Maheshwari doesn't mention any rival firm's name in the video, but a source told Entrackr that he is referring to teachers who left to join Unacademy's offline coaching centre in Kota, Rajasthan, Allen's home turf. The centre is scheduled to open in a week's time, and Unacademy is yet to announce the names of the teachers they have hired, but Allen's fury seems to indicate that they have poached a fair amount of talent.
Such teachers who left wouldn't be able to return to Allen "in this lifetime, as long as I'm here," Maheshwari said in the video, speaking in Hindi. "Even if it's a Mohit Bhargava or Ashish Arora, they will never be able to come back to Allen." He referred to edtech companies' attempts to poach the offline firm's teachers as a mayajaal, an illusory trap.
Unacademy refused to comment on the video.

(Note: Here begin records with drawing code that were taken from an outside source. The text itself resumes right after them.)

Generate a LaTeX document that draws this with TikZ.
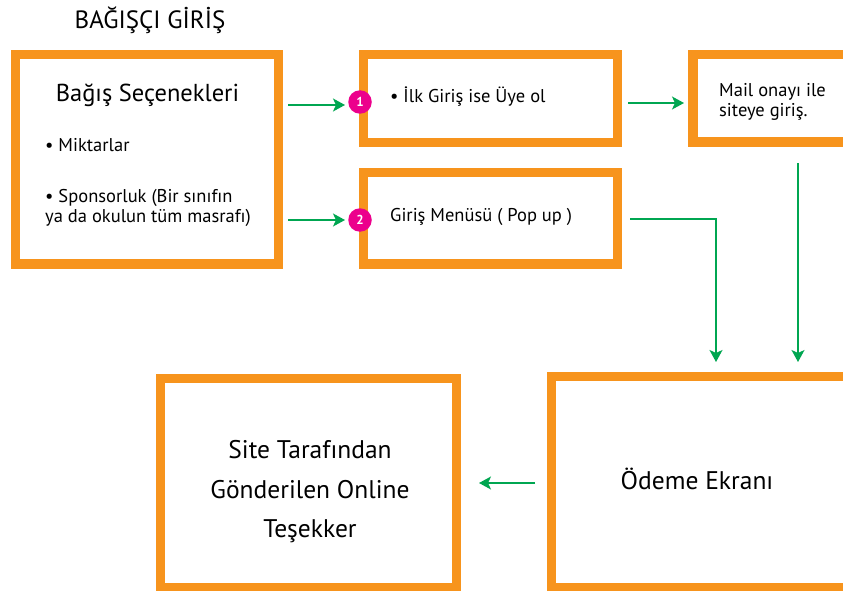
\documentclass[tikz,border=0pt]{standalone}
\usepackage{fontspec}
\setmainfont{PT Sans}
\usetikzlibrary{arrows.meta}
\definecolor{frameorange}{HTML}{F7941D}
\definecolor{flowgreen}{HTML}{00A651}
\definecolor{badgepink}{HTML}{EC008C}
\tikzset{
  framebox/.style={draw=frameorange, line width=9.5pt, fill=white, inner sep=0pt},
  flow/.style={draw=flowgreen, line width=1.6pt, -{Stealth[length=12pt,width=13pt,inset=3pt]}},
  badge/.style={circle, fill=badgepink, text=white, minimum size=23.5pt, inner sep=0pt, font=\fontsize{13}{13}\selectfont\bfseries},
  txt/.style={inner sep=0pt, anchor=west, align=left, text=black},
  body/.style={font=\fontsize{18.5}{20}\selectfont},
}
\begin{document}
\begin{tikzpicture}[x=1pt,y=-1pt]
\useasboundingbox (0,0) rectangle (843,591);
\clip (0,0) rectangle (843,591);
\fill[white] (0,0) rectangle (843,591);

\node[txt, anchor=center, font=\fontsize{25}{28}\selectfont] (title) at (150,20) {BAĞIŞÇI GİRİŞ};

% boxes
\node[framebox, minimum width=263pt, minimum height=209.5pt] (b1) at (147,159.25) {};
\node[framebox, minimum width=254pt, minimum height=88pt] (b2) at (490.5,98.5) {};
\node[framebox, minimum width=254pt, minimum height=91.5pt] (b3) at (490.5,218.25) {};
\node[framebox, minimum width=260pt, minimum height=87.5pt] (b4) at (823,98.5) {};
\node[framebox, minimum width=296.2pt, minimum height=208.8pt] (b5) at (308.6,483.1) {};
\node[framebox, minimum width=300pt, minimum height=211pt] (b6) at (701.4,482) {};

% texts in box 1
\node[txt, anchor=center, font=\fontsize{24.5}{28}\selectfont] (t1) at (147.5,95) {Bağış Seçenekleri};
\node[txt, body] (t2) at (45,145) {• Miktarlar};
\node[txt, body] (t3) at (45,208) {• Sponsorluk (Bir sınıfın\\ya da okulun tüm masrafı)};

\node[txt, body] (t4) at (390,97) {• İlk Giriş ise Üye ol};
\node[txt, body] (t5) at (390,217) {Giriş Menüsü ( Pop up )};
\node[txt, body] (t6) at (719,102) {Mail onayı ile\\siteye giriş.};
\node[txt, anchor=center, align=center, font=\fontsize{25.5}{39.5}\selectfont] (t7) at (310,492) {Site Tarafından\\Gönderilen Online\\Teşekker};
\node[txt, anchor=center, font=\fontsize{25.5}{28}\selectfont] (t8) at (697,479) {Ödeme Ekranı};

% badges
\node[badge] (n1) at (360,102) {1};
\node[badge] (n2) at (360,220) {2};

% connector anchors
\coordinate (a1s) at (288,105);
\coordinate (a1e) at (345,105);
\coordinate (a2s) at (288,220);
\coordinate (a2e) at (345,220);
\coordinate (a3s) at (628,103);
\coordinate (a3e) at (684,103);
\coordinate (a4s) at (630,219);
\coordinate (a4e) at (716,362);
\coordinate (a5s) at (798,163);
\coordinate (a5e) at (798,362);
\coordinate (a6s) at (535,483);
\coordinate (a6e) at (479,483);

\draw[flow] (a1s) -- (a1e);
\draw[flow] (a2s) -- (a2e);
\draw[flow] (a3s) -- (a3e);
\draw[flow] (a4s) -| (a4e);
\draw[flow] (a5s) -- (a5e);
\draw[flow] (a6s) -- (a6e);
\end{tikzpicture}
\end{document}
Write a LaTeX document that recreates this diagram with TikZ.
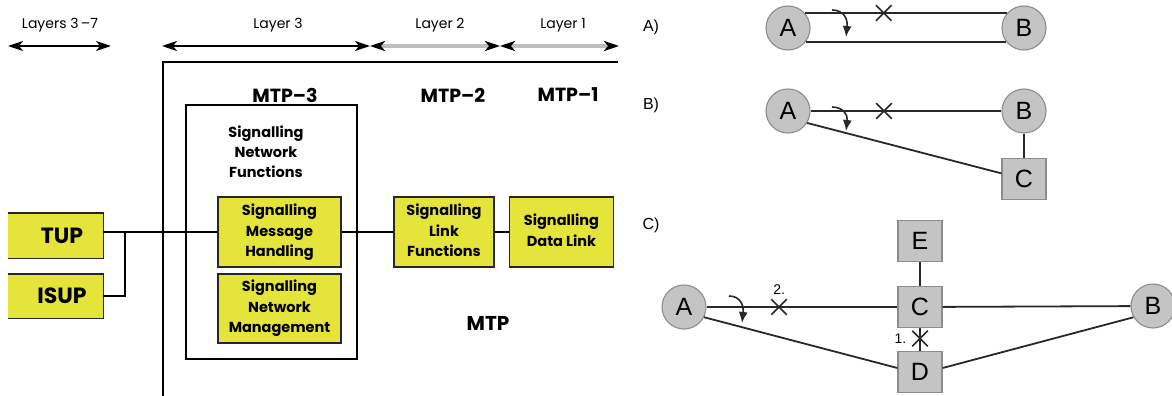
\documentclass[tikz,border=0pt]{standalone}
\usepackage{fontspec}
\setmainfont{Liberation Sans}
\newfontfamily\pop{Poppins}
\usetikzlibrary{arrows.meta,shapes.misc,calc}
\definecolor{sigyellow}{RGB}{229,228,58}
\definecolor{nodegray}{RGB}{196,196,196}
\definecolor{nodeedge}{RGB}{140,140,140}
\definecolor{laygray}{RGB}{190,190,190}
\definecolor{linedark}{RGB}{40,40,40}
\begin{document}
\begin{tikzpicture}[x=1pt,y=-1pt,
  ybox/.style={draw=black!85,line width=1.4pt,fill=sigyellow,inner sep=0pt,align=center,
    font=\pop\bfseries\fontsize{14.5}{20.5}\selectfont},
  yfill/.style={fill=sigyellow,inner sep=0pt,align=center,
    font=\pop\bfseries\fontsize{22}{22}\selectfont},
  ttl/.style={font=\pop\bfseries\fontsize{19}{20}\selectfont,inner sep=0pt},
  laytxt/.style={font=\pop\fontsize{14}{15}\selectfont,inner sep=0pt},
  sigtxt/.style={font=\pop\bfseries\fontsize{14.5}{20}\selectfont,align=center,inner sep=0pt},
  tipb/.tip={Stealth[length=15pt,width=10pt,inset=4pt,color=black]},
  layblack/.style={draw=black,line width=1.5pt,tipb-tipb},
  laylight/.style={draw=laygray,line width=4pt,tipb-tipb},
  frame/.style={draw=black,line width=1.8pt},
  wire/.style={draw=black,line width=1.5pt},
  circ/.style={circle,draw=nodeedge,line width=1.1pt,fill=nodegray,minimum size=44pt,inner sep=0pt,
    font=\fontsize{25}{25}\selectfont},
  sq/.style={rectangle,draw=nodeedge,line width=1.1pt,fill=nodegray,minimum width=44pt,minimum height=41pt,inner sep=0pt,
    font=\fontsize{25}{25}\selectfont},
  conn/.style={draw=linedark,line width=1.8pt},
  crossmark/.style={cross out,draw=linedark,line width=1.6pt,minimum size=14pt,inner sep=0pt},
  lbl/.style={font=\fontsize{16}{18}\selectfont,inner sep=0pt},
  numlbl/.style={font=\fontsize{14}{16}\selectfont,inner sep=0pt},
  turn/.style={draw=linedark,line width=1.6pt,-{Latex[length=11pt,width=9pt]}}
]
\useasboundingbox (0,0) rectangle (1172,396);

% ---------------- left panel ----------------
% layer arrows
\coordinate (l7a) at (8,46);   \coordinate (l7b) at (111,46);
\coordinate (l3a) at (162,46); \coordinate (l3b) at (370,46);
\coordinate (l2a) at (370,46); \coordinate (l2b) at (500,46);
\coordinate (l1a) at (500,46); \coordinate (l1b) at (619,46);
\draw[laylight] (l2a) -- (l2b);
\draw[laylight] (l1a) -- (l1b);
\draw[layblack] (l7a) -- (l7b);
\draw[layblack] (l3a) -- (l3b);
\node[laytxt] (t7) at (60,25) {Layers 3\,–7};
\node[laytxt] (t3) at (278,25) {Layer 3};
\node[laytxt] (t2) at (440,25) {Layer 2};
\node[laytxt] (t1) at (563,25) {Layer 1};

% frame
\coordinate (fb) at (163,397);
\coordinate (fc) at (163,62);
\coordinate (fr) at (618,62);
\draw[frame] (fb) -- (fc) -- (fr);

\node[ttl] (m3) at (285,95) {MTP–3};
\node[ttl] (m2) at (453,95) {MTP–2};
\node[ttl] (m1) at (568,95) {MTP–1};

% MTP-3 container
\node[draw=black,line width=1.4pt,minimum width=171pt,minimum height=254pt,inner sep=0pt] (box3) at (271.5,232) {};
\node[sigtxt] (snf) at (266,152) {Signalling\\Network\\Functions};

% yellow boxes
\node[ybox,minimum width=123pt,minimum height=70pt] (smh) at (279.5,232) {\raisebox{-3pt}{\begin{tabular}{@{}c@{}}Signalling\\Message\\Handling\end{tabular}}};
\node[ybox,minimum width=123pt,minimum height=69pt] (snm) at (279.5,308.5) {Signalling\\Network\\Management};
\node[ybox,minimum width=100pt,minimum height=70pt] (slf) at (444,232) {\raisebox{-2pt}{\begin{tabular}{@{}c@{}}Signalling\\Link\\Functions\end{tabular}}};
\node[ybox,minimum width=104pt,minimum height=70pt] (sdl) at (561.5,232) {\raisebox{4pt}{\begin{tabular}{@{}c@{}}Signalling\\Data Link\end{tabular}}};

\node[yfill,minimum width=95pt,minimum height=45pt] (tup) at (55.5,235.5) {\hspace*{13pt}TUP};
\node[yfill,minimum width=95pt,minimum height=44pt] (isup) at (55.5,296) {\hspace*{13pt}ISUP};
\draw[draw=black!85,line width=1.4pt] (tup.north west) -- (tup.north east) -- (tup.south east) -- (tup.south west);
\draw[draw=black!85,line width=1.4pt] (isup.north west) -- (isup.north east) -- (isup.south east) -- (isup.south west);

\node[ttl,font=\pop\bfseries\fontsize{20}{20}\selectfont] (mtp) at (488,323) {MTP};

% wires
\coordinate (j) at (125,232);
\draw[wire] (smh.west -| tup.east) -- (smh.west);
\draw[wire] (isup.east) -| (j);
\draw[wire] (smh.east) -- (slf.west);
\draw[wire] (slf.east) -- (sdl.west);

% ---------------- right panel ----------------
\node[lbl] (la) at (651,27) {A)};
\node[lbl] (lb) at (651,105) {B)};
\node[lbl] (lc) at (651,225) {C)};

% A)
\node[circ] (a1) at (788,28) {A};
\node[circ] (b1) at (1024,28) {B};
\draw[conn] (a1.42) -- node[crossmark,pos=0.39]{} (b1.138);
\draw[conn] (a1.-38) -- (b1.-142);
\draw[turn] (832,10) .. controls (843,10) and (848,18) .. (846,37);

% B)
\node[circ] (a2) at (788,111) {A};
\node[circ] (b2) at (1024,111) {B};
\node[sq] (c2) at (1024,179) {C};
\draw[conn] (a2) -- node[crossmark,pos=0.385]{} (b2);
\draw[conn] (a2.-32) -- (c2.166);
\draw[conn] (b2) -- (c2);
\draw[turn] (832,107) .. controls (843,107) and (848,115) .. (846,131);

% C)
\node[circ] (a3) at (684,307) {A};
\node[sq] (e3) at (920,241) {E};
\node[sq] (c3) at (920,307) {C};
\node[sq] (d3) at (920,372) {D};
\node[circ] (b3) at (1153,306) {B};
\draw[conn] (a3) -- node[crossmark,pos=0.38,label={[numlbl,label distance=4pt]above:2.}]{} (c3);
\draw[conn] (c3) -- (b3);
\draw[conn] (e3) -- (c3);
\draw[conn] (c3) -- node[crossmark,pos=0.46,label={[numlbl,label distance=5pt]left:1.}]{} (d3);
\draw[conn] (a3.-27) -- (d3.170);
\draw[conn] (d3.10) -- (b3.-150);
\draw[turn] (729,296) .. controls (740,296) and (744,305) .. (742,323);
\end{tikzpicture}
\end{document}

Maheshwari struck a defiant note, saying that anything a rival does, Allen would "easily" be able to do, an apparent reference to online services offered by edtech companies.
Indeed, Allen has raised a significant war chest from investors, transforming the decades-old coaching firm into a unicorn. The company raised $600 million this year from Bodhi Tree Systems, backed by Rupert Murdoch and Uday Shankar, both veterans of the Fox-Disney media machine that hope to see the offline firm scale into a digital institute as well.
Of course, Unacademy isn't lagging too far behind either, with a $3.44 billion valuation. But unlike Allen, Unacademy is still burning cash and sustaining losses as it grows, so the risk is still there, both for the company and, as it now turns out, for educators considering leaving for competitive salaries there.